# [WHAT IS EXPECTED]
Data follows below. Repeat exactly the lines between the line holding "Generate a Python" and the line holding "import numpy as np", inclusive, and nothing more; drop pictures.

# [INFORMATION GIVEN]
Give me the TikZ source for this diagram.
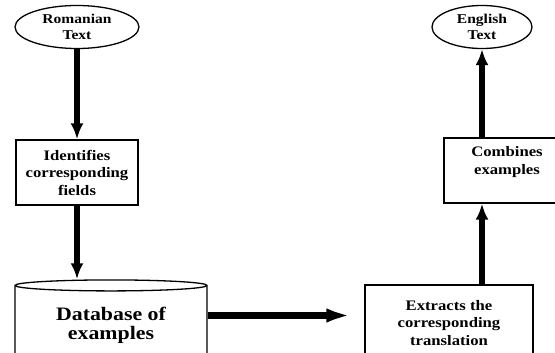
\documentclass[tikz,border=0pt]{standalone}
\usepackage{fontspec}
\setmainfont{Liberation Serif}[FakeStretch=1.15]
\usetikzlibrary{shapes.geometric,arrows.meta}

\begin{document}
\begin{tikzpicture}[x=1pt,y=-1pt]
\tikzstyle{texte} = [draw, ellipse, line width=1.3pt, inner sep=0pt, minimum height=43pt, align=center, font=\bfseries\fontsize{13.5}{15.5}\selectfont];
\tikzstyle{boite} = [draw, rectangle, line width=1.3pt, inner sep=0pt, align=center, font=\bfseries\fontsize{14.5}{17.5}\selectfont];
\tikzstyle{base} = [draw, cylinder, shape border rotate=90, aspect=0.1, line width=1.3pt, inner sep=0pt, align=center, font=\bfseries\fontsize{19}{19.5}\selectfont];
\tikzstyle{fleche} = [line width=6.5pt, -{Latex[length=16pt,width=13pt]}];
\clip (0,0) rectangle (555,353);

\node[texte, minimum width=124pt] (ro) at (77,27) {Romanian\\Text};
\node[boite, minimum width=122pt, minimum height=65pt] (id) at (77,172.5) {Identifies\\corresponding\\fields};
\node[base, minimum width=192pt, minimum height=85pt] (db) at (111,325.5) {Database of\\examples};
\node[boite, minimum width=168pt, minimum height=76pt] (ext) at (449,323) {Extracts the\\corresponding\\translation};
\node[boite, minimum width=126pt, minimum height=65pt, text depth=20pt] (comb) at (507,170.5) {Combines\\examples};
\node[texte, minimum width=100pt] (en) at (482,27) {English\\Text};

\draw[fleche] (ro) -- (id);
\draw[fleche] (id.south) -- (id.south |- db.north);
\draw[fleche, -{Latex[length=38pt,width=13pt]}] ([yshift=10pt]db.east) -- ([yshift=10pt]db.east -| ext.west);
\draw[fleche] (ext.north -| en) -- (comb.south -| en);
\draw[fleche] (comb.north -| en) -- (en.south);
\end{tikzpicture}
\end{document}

...

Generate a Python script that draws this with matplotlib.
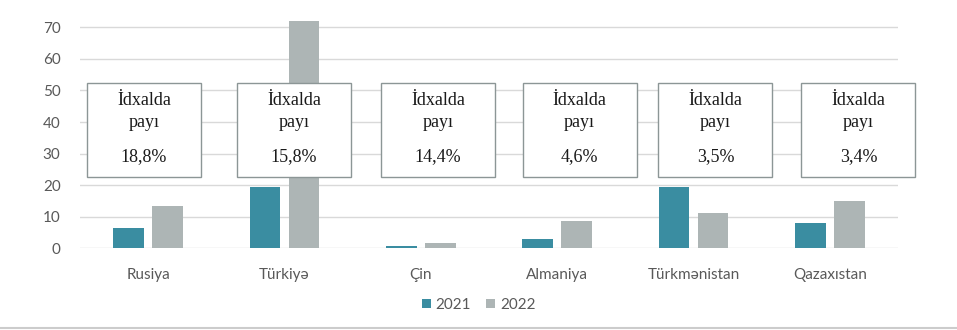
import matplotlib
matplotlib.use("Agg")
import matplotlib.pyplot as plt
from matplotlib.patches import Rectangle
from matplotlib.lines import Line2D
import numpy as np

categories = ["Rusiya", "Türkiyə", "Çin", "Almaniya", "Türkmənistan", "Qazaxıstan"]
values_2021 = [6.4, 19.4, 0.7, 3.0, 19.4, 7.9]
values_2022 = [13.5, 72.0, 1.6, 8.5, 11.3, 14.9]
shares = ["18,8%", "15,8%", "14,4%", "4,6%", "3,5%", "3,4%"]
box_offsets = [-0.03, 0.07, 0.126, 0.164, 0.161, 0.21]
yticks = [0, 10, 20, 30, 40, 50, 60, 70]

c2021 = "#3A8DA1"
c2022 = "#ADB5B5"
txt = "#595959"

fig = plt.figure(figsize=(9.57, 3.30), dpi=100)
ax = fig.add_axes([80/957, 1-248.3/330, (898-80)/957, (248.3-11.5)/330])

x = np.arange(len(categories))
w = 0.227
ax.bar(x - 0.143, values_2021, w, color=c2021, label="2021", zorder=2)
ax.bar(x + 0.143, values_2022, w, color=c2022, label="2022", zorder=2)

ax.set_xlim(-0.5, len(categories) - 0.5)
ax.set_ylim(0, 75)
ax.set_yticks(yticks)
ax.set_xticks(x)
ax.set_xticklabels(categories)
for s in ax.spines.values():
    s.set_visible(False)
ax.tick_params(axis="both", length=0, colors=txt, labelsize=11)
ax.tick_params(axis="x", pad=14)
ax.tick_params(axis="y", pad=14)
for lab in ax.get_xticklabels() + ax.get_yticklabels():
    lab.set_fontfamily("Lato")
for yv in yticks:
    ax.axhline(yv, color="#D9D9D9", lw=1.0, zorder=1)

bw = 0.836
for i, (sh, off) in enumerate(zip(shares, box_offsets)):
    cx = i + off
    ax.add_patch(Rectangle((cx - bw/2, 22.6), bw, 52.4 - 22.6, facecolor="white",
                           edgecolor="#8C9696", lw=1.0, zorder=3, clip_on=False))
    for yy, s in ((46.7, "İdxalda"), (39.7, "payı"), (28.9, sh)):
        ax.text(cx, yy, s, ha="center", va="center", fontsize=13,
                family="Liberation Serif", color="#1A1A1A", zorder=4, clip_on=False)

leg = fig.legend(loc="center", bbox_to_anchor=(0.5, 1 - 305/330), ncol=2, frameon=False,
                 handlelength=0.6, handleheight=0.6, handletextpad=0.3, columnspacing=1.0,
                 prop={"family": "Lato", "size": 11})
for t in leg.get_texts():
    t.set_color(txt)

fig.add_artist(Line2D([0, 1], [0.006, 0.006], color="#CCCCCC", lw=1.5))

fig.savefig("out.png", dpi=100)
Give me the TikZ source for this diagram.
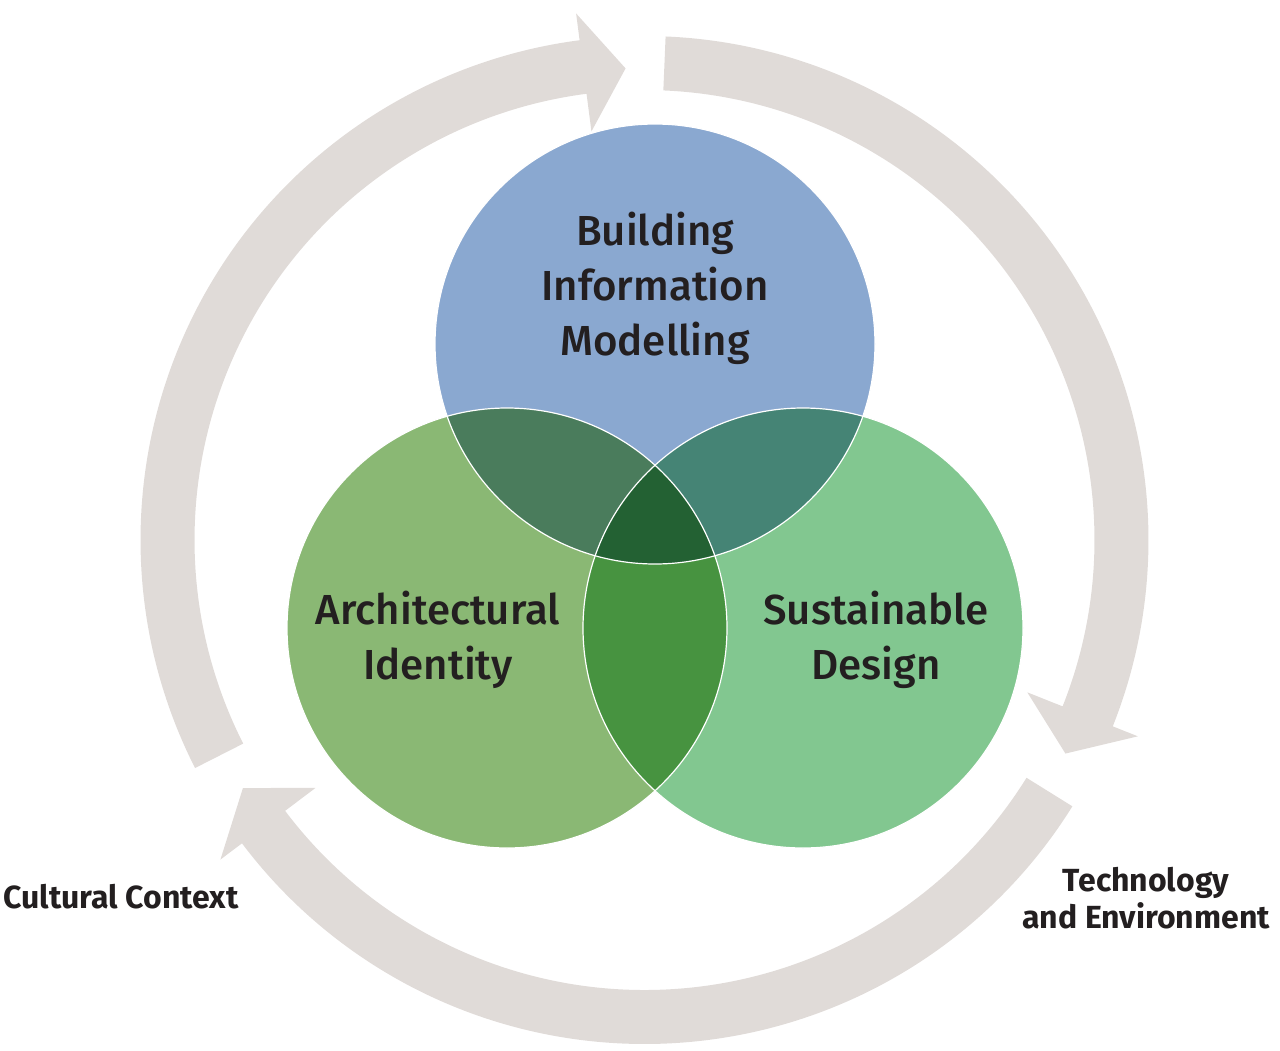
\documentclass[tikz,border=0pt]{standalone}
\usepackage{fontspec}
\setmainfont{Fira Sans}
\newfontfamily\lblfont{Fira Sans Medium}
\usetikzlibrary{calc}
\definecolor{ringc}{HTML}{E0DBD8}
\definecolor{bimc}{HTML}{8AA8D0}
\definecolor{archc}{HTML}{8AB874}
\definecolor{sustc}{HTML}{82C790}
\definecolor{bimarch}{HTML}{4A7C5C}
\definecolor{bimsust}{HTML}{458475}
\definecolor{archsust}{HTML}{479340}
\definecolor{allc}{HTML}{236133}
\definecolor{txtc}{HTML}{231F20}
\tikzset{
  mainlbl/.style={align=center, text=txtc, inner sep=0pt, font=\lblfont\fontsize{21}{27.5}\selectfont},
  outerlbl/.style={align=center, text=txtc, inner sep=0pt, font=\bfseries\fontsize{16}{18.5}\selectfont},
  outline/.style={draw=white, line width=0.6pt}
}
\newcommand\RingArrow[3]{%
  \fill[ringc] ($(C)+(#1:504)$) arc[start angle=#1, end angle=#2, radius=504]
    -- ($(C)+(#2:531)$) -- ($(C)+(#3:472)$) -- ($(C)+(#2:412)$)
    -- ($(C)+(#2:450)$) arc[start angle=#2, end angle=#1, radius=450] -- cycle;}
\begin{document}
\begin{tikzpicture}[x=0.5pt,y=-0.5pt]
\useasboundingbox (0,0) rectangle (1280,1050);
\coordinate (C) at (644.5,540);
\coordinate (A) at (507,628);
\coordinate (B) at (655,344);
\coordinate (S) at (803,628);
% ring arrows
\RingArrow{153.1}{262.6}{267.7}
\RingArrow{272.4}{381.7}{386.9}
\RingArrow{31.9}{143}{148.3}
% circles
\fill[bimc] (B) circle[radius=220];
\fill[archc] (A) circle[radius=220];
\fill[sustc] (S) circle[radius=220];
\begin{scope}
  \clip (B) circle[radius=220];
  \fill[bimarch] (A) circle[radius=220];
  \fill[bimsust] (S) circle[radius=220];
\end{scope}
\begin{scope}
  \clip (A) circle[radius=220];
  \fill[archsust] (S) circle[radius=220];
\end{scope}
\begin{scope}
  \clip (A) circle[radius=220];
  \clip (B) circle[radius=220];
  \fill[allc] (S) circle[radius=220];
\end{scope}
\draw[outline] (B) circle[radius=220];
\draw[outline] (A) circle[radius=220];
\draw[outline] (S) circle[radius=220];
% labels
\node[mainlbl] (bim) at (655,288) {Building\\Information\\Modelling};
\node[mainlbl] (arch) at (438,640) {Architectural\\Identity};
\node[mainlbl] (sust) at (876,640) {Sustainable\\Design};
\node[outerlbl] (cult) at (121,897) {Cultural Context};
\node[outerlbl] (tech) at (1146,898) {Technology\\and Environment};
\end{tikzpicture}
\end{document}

# [RIGHT ANSWER]
Generate a Python script that draws this with matplotlib.
import matplotlib
matplotlib.use("Agg")
import matplotlib.pyplot as plt
from matplotlib.patches import Rectangle
from matplotlib.lines import Line2D
import numpy as np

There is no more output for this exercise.